# Basic Sheet Cake Decorating



## cheftux (Oct 12, 2011)

Hello my pastry friends! I am currently the chef for a new dining hall that does bakery production for the entire campus. I have limited pastry experience, mostly garde manager so making my own puff dough, lava cakes, tarts, etc.

I want to start making all of my product taste and look a little bit nicer, start getting away from so many frozen items and start making doughs and batters from scratch (this part is for future questions I may post on here /img/vbsmilies/smilies/smile.gif)

First and foremost though I need a little bit of help making my sheet cakes (and brownies with frosting, etc.) look a little bit nicer than just one colour of icing over the top. I've tried Uncle Google to no avail, so I'm coming here for some help. If someone could give me either an easy step-by-step direction or pictures I would be eternally grateful.

I'm not working with any _spectacular_ talent, so nothing super fancy is needed.

:cheftux


----------



## joelzer0 (May 30, 2013)

What makes anything look better in our field? GARNISH!
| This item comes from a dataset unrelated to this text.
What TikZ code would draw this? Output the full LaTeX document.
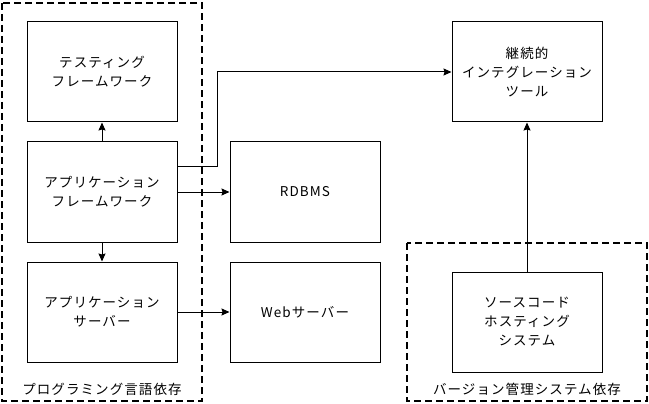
\documentclass[tikz,border=0pt]{standalone}
\usepackage{fontspec}
\setmainfont{Noto Sans CJK JP}[LetterSpace=8]
\usetikzlibrary{arrows.meta}
\tikzset{
  box/.style={draw, line width=1pt, minimum width=150pt, minimum height=100pt, align=center, inner sep=0pt, font=\fontsize{13.5pt}{19pt}\selectfont},
  grp/.style={draw, line width=1.5pt, dash pattern=on 7pt off 4pt},
  grplabel/.style={font=\fontsize{13.5pt}{19pt}\selectfont, inner sep=0pt},
  arr/.style={line width=1pt, -{Stealth[length=8pt,width=7pt,inset=1pt]}}
}
\begin{document}
\begin{tikzpicture}[x=1pt,y=-1pt]
\useasboundingbox (0,0) rectangle (649,404);
\draw[grp] (2,3) rectangle (202,401);
\draw[grp] (407,243) rectangle (647,401);
\node[grplabel] (lg1) at (102,389) {プログラミング言語依存};
\node[grplabel] (lg2) at (527,389) {バージョン管理システム依存};
\node[box] (test) at (102,72) {テスティング\\フレームワーク};
\node[box] (appfw) at (102,192) {アプリケーション\\フレームワーク};
\node[box] (appsv) at (102,312) {アプリケーション\\サーバー};
\node[box] (rdbms) at (305,192) {RDBMS};
\node[box] (web) at (305,312) {Webサーバー};
\node[box] (ci) at (527,72) {継続的\\インテグレーション\\ツール};
\node[box] (src) at (527,322) {ソースコード\\ホスティング\\システム};
\draw[arr] (appfw.north) -- (test.south);
\draw[arr] (appfw.south) -- (appsv.north);
\draw[arr] (appfw.east) -- (rdbms.west);
\draw[arr] (appsv.east) -- (web.west);
\draw[arr] ([yshift=25pt]appfw.east) -- ++(40,0) |- (ci.west);
\draw[arr] (src.north) -- (ci.south);
\end{tikzpicture}
\end{document}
Betting you need to keep it simple and cheap so I would suggest 

sprinkles! 

Red velvet has nice contrast and people love that.

Glitter even. It doesn't digest so it even looks pretty after the eight hours it takes to move through your body.

Chocolate chips

Chocolate curls

Nuts (beware of allergies)

Fruits 

glazes

Swirling your batters.

Frosting combs add texture. 

Mix ins. Nuts fruits 
sprinkles in a white cake batter make confetti cake yay!


----------



## chefross (May 5, 2010)

cheftux said:


> Hello my pastry friends! I am currently the chef for a new dining hall that does bakery production for the entire campus. I have limited pastry experience, mostly garde manager so making my own puff dough, lava cakes, tarts, etc.
> 
> I want to start making all of my product taste and look a little bit nicer, start getting away from so many frozen items and start making doughs and batters from scratch (this part is for future questions I may post on here /img/vbsmilies/smilies/smile.gif)
> 
> ...


How cool, but good luck with that.

If you're not working with "spectacular talent" and you have limited bakery pastry knowledge, it would not be cost effective nor wise to bake from scratch. The fact that the place is using pre-made products is because there is no talent that can produce consistently.

Funny............I "Googled" pastry products and sheet cakes and found more then enough information.

What in particular are you looking for?


----------



## cheftux (Oct 12, 2011)

Joelzer0 said:


> What makes anything look better in our field? GARNISH!
> 
> Betting you need to keep it simple and cheap so I would suggest
> 
> ...


We are currently doing everything you mentioned asside from nuts (we do have many allergies), chocolate curls and frosting combs. Thanks a bunch, all I needed were a few ideas to get me started!!


----------



## cheftux (Oct 12, 2011)

@Chefross,

Maybe I didn't give my team enough credit, since I asked mentioned doing things from scratch they are definitely skilled enough to do that, however something like the chocolate curls mentioned above is something they've never seen before. Maybe lack in talent is the wrong phrase, but more "set in their old ways" if that helps.

And obviously your "googling" skills are the stuff of ledgends, teach me your ways! Sorry I did a quick search at work and couldn't find anything after two searches.http://www.lmgtfy.com/?q=sheet+cake+decoration


----------



## laurenlulu (Sep 9, 2012)

Check out cakecentral.com, there are forums, tutorials and galleries of photos for inspiration. Set aside an hour or two before you begin, you'll get hooked in.


----------